§ **Exercise aim**:
Write out each line that follows exactly as it stands, without the pictures.

§ **Stored data**:
□ □ □ □ □ □ □

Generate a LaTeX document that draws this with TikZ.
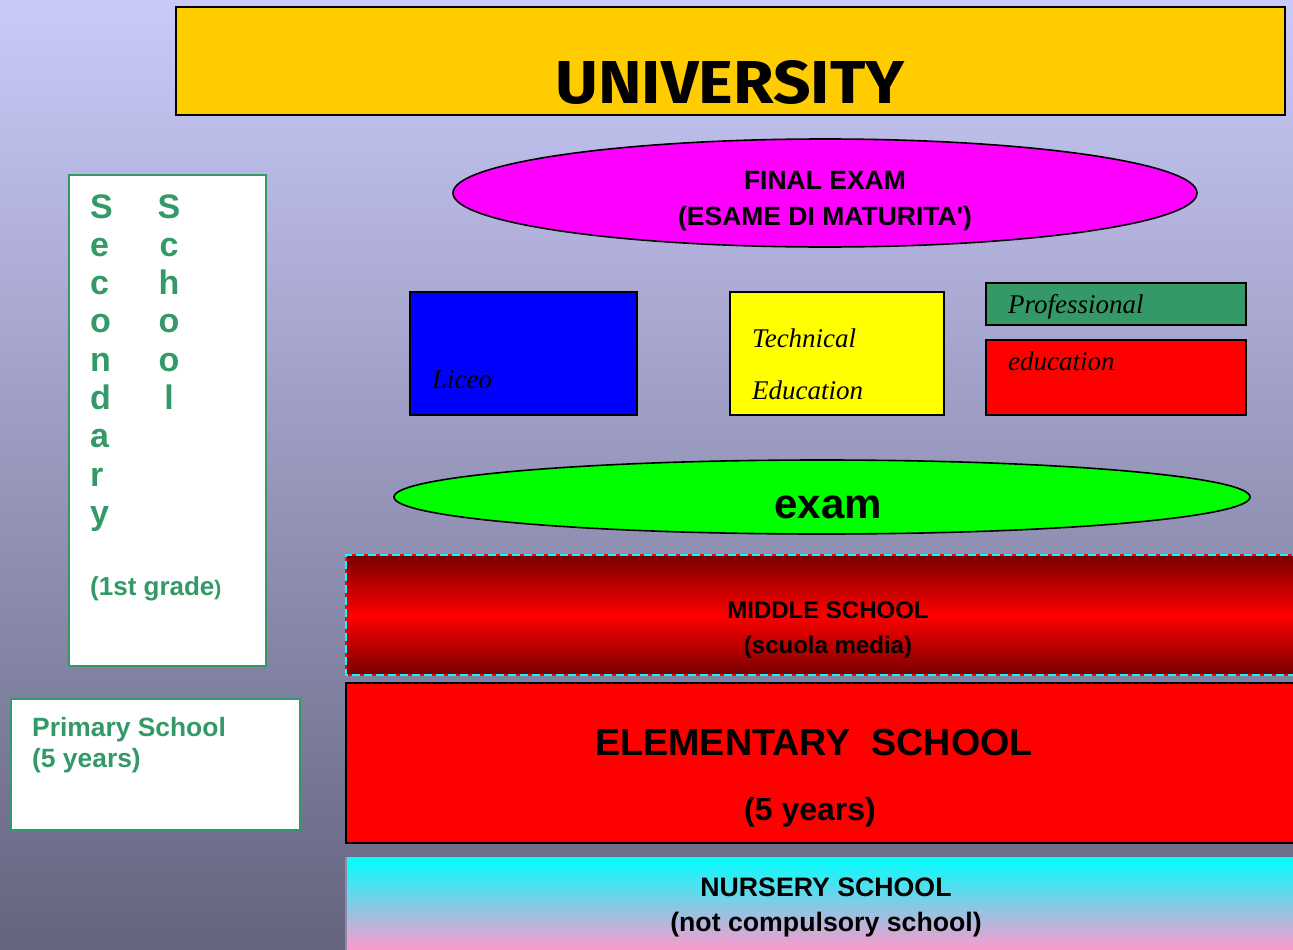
\documentclass[tikz,border=0pt]{standalone}
\usepackage{fontspec}
\setmainfont{Liberation Sans}
\newfontfamily\scriptf{Liberation Serif}
\newfontfamily\unifont{Fira Sans}
\usepackage{graphicx}
\definecolor{bgtop}{RGB}{202,202,250}
\definecolor{bgbot}{RGB}{100,100,126}
\definecolor{uniyel}{RGB}{255,204,0}
\definecolor{sgreen}{RGB}{51,153,102}
\definecolor{dred}{RGB}{120,0,0}
\definecolor{npink}{RGB}{255,153,204}
\definecolor{mag}{RGB}{255,0,255}
\definecolor{cyn}{RGB}{0,255,255}
\definecolor{grn}{RGB}{0,255,0}
\definecolor{blu}{RGB}{0,0,255}
\definecolor{yel}{RGB}{255,255,0}
\definecolor{rd}{RGB}{255,0,0}
\newcommand{\fs}[1]{\fontsize{#1pt}{#1pt}\selectfont}
\newcommand{\straightq}{\XeTeXglyph\the\XeTeXcharglyph"27\relax}
\tikzset{
  box/.style={draw=black, line width=1.6pt},
  sidebox/.style={draw=sgreen, fill=white, line width=1.5pt},
  arial/.style={font=\bfseries, inner sep=0pt},
  scr/.style={font=\scriptf\itshape\fs{27}, inner sep=0pt, anchor=base west},
  sgtxt/.style={text=sgreen, font=\bfseries, inner sep=0pt},
}
\begin{document}
\begin{tikzpicture}[x=1pt,y=-1pt]
\useasboundingbox (0,0) rectangle (1293,950);
% background
\shade[top color=bgtop, bottom color=bgbot] (0,0) rectangle (1293,950);
% university
\draw[box, fill=uniyel] (176,7) rectangle (1285,115);
\node[inner sep=0pt, anchor=base] (uni) at (730,103) {\resizebox{349pt}{43pt}{\unifont\bfseries UNIVERSITY}};
% final exam ellipse
\draw[box, fill=mag] (825,193) ellipse [x radius=372, y radius=54];
\node[arial, anchor=base, font=\bfseries\fs{26.5}] (fe1) at (825,189) {FINAL EXAM};
\node[arial, anchor=base, font=\bfseries\fs{26.5}] (fe2) at (825,225) {(ESAME DI MATURITA\straightq)};
% liceo
\draw[box, fill=blu] (410,292) rectangle (637,415);
\node[scr] (liceo) at (432,388) {Liceo};
% technical
\draw[box, fill=yel] (730,292) rectangle (944,415);
\node[scr] (tech1) at (752,347) {Technical};
\node[scr] (tech2) at (752,399) {Education};
% professional
\draw[box, fill=sgreen] (986,283) rectangle (1246,325);
\node[scr] (prof) at (1008,313) {Professional};
\draw[box, fill=rd] (986,340) rectangle (1246,415);
\node[scr] (edu) at (1008,370) {education};
% exam ellipse
\draw[box, fill=grn] (822,497) ellipse [x radius=428, y radius=37];
\node[arial, anchor=base, font=\bfseries\fs{42}] (exam) at (828,518) {exam};
% middle school
\shade[top color=dred, bottom color=dred, middle color=rd] (346,555) rectangle (1300,675);
\draw[rd, line width=1.3pt] (1300,555) -- (346,555) -- (346,675) -- (1300,675);
\draw[cyn, line width=1.3pt, dash pattern=on 8pt off 4pt] (1300,555) -- (346,555) -- (346,675) -- (1300,675);
\node[arial, anchor=base, font=\bfseries\fs{24}] (ms1) at (828,618) {MIDDLE SCHOOL};
\node[arial, anchor=base, font=\bfseries\fs{24}] (ms2) at (828,653) {(scuola media)};
% elementary
\draw[box, fill=rd] (1300,683) -- (346,683) -- (346,843) -- (1300,843);
\node[arial, anchor=base, font=\bfseries\fs{37.7}] (el1) at (814,755) {ELEMENTARY\ \ SCHOOL};
\node[arial, anchor=base, font=\bfseries\fs{32}] (el2) at (810,820) {(5 years)};
% nursery
\shade[top color=cyn, bottom color=npink] (346,857) rectangle (1293,950);
\draw[color={rgb,255:red,140;green,140;blue,170}, line width=1.2pt] (346,857) -- (346,950);
\node[arial, anchor=base, font=\bfseries\fs{26.7}] (ns1) at (826,896) {NURSERY SCHOOL};
\node[arial, anchor=base, font=\bfseries\fs{26.7}] (ns2) at (826,931) {(not compulsory school)};
% secondary school box
\draw[sidebox] (69,175) rectangle (266,666);
\foreach \l [count=\i from 0] in {S,e,c,o,n,d,a,r,y}
  \node[sgtxt, font=\bfseries\fs{34}, anchor=base west] (sa\i) at (90,218+38.3*\i) {\l};
\foreach \l [count=\i from 0] in {S,c,h,o,o,l}
  \node[sgtxt, font=\bfseries\fs{34}, anchor=base] (sb\i) at (169,218+38.3*\i) {\l};
\node[sgtxt, font=\bfseries\fs{26}, anchor=base west] (grade) at (90,595) {(1st grade{\fs{21})}};
% primary
\draw[sidebox] (11,699) rectangle (300,830);
\node[sgtxt, font=\bfseries\fs{26.4}, anchor=base west] (pr1) at (32,736) {Primary School};
\node[sgtxt, font=\bfseries\fs{26.4}, anchor=base west] (pr2) at (32,767) {(5 years)};
\end{tikzpicture}
\end{document}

□ □ □ □ □ □ □

§ **Exercise result**:
Generate a LaTeX document that draws this with TikZ.
\documentclass[tikz,border=0pt]{standalone}
\usepackage{fontspec}
\setmainfont{Liberation Sans}
\newfontfamily\scriptf{Liberation Serif}
\newfontfamily\unifont{Fira Sans}
\usepackage{graphicx}
\definecolor{bgtop}{RGB}{202,202,250}
\definecolor{bgbot}{RGB}{100,100,126}
\definecolor{uniyel}{RGB}{255,204,0}
\definecolor{sgreen}{RGB}{51,153,102}
\definecolor{dred}{RGB}{120,0,0}
\definecolor{npink}{RGB}{255,153,204}
\definecolor{mag}{RGB}{255,0,255}
\definecolor{cyn}{RGB}{0,255,255}
\definecolor{grn}{RGB}{0,255,0}
\definecolor{blu}{RGB}{0,0,255}
\definecolor{yel}{RGB}{255,255,0}
\definecolor{rd}{RGB}{255,0,0}
\newcommand{\fs}[1]{\fontsize{#1pt}{#1pt}\selectfont}
\newcommand{\straightq}{\XeTeXglyph\the\XeTeXcharglyph"27\relax}
\tikzset{
  box/.style={draw=black, line width=1.6pt},
  sidebox/.style={draw=sgreen, fill=white, line width=1.5pt},
  arial/.style={font=\bfseries, inner sep=0pt},
  scr/.style={font=\scriptf\itshape\fs{27}, inner sep=0pt, anchor=base west},
  sgtxt/.style={text=sgreen, font=\bfseries, inner sep=0pt},
}
\begin{document}
\begin{tikzpicture}[x=1pt,y=-1pt]
\useasboundingbox (0,0) rectangle (1293,950);
% background
\shade[top color=bgtop, bottom color=bgbot] (0,0) rectangle (1293,950);
% university
\draw[box, fill=uniyel] (176,7) rectangle (1285,115);
\node[inner sep=0pt, anchor=base] (uni) at (730,103) {\resizebox{349pt}{43pt}{\unifont\bfseries UNIVERSITY}};
% final exam ellipse
\draw[box, fill=mag] (825,193) ellipse [x radius=372, y radius=54];
\node[arial, anchor=base, font=\bfseries\fs{26.5}] (fe1) at (825,189) {FINAL EXAM};
\node[arial, anchor=base, font=\bfseries\fs{26.5}] (fe2) at (825,225) {(ESAME DI MATURITA\straightq)};
% liceo
\draw[box, fill=blu] (410,292) rectangle (637,415);
\node[scr] (liceo) at (432,388) {Liceo};
% technical
\draw[box, fill=yel] (730,292) rectangle (944,415);
\node[scr] (tech1) at (752,347) {Technical};
\node[scr] (tech2) at (752,399) {Education};
% professional
\draw[box, fill=sgreen] (986,283) rectangle (1246,325);
\node[scr] (prof) at (1008,313) {Professional};
\draw[box, fill=rd] (986,340) rectangle (1246,415);
\node[scr] (edu) at (1008,370) {education};
% exam ellipse
\draw[box, fill=grn] (822,497) ellipse [x radius=428, y radius=37];
\node[arial, anchor=base, font=\bfseries\fs{42}] (exam) at (828,518) {exam};
% middle school
\shade[top color=dred, bottom color=dred, middle color=rd] (346,555) rectangle (1300,675);
\draw[rd, line width=1.3pt] (1300,555) -- (346,555) -- (346,675) -- (1300,675);
\draw[cyn, line width=1.3pt, dash pattern=on 8pt off 4pt] (1300,555) -- (346,555) -- (346,675) -- (1300,675);
\node[arial, anchor=base, font=\bfseries\fs{24}] (ms1) at (828,618) {MIDDLE SCHOOL};
\node[arial, anchor=base, font=\bfseries\fs{24}] (ms2) at (828,653) {(scuola media)};
% elementary
\draw[box, fill=rd] (1300,683) -- (346,683) -- (346,843) -- (1300,843);
\node[arial, anchor=base, font=\bfseries\fs{37.7}] (el1) at (814,755) {ELEMENTARY\ \ SCHOOL};
\node[arial, anchor=base, font=\bfseries\fs{32}] (el2) at (810,820) {(5 years)};
% nursery
\shade[top color=cyn, bottom color=npink] (346,857) rectangle (1293,950);
\draw[color={rgb,255:red,140;green,140;blue,170}, line width=1.2pt] (346,857) -- (346,950);
\node[arial, anchor=base, font=\bfseries\fs{26.7}] (ns1) at (826,896) {NURSERY SCHOOL};
\node[arial, anchor=base, font=\bfseries\fs{26.7}] (ns2) at (826,931) {(not compulsory school)};
% secondary school box
\draw[sidebox] (69,175) rectangle (266,666);
\foreach \l [count=\i from 0] in {S,e,c,o,n,d,a,r,y}
  \node[sgtxt, font=\bfseries\fs{34}, anchor=base west] (sa\i) at (90,218+38.3*\i) {\l};
\foreach \l [count=\i from 0] in {S,c,h,o,o,l}
  \node[sgtxt, font=\bfseries\fs{34}, anchor=base] (sb\i) at (169,218+38.3*\i) {\l};
\node[sgtxt, font=\bfseries\fs{26}, anchor=base west] (grade) at (90,595) {(1st grade{\fs{21})}};
% primary
\draw[sidebox] (11,699) rectangle (300,830);
\node[sgtxt, font=\bfseries\fs{26.4}, anchor=base west] (pr1) at (32,736) {Primary School};
\node[sgtxt, font=\bfseries\fs{26.4}, anchor=base west] (pr2) at (32,767) {(5 years)};
\end{tikzpicture}
\end{document}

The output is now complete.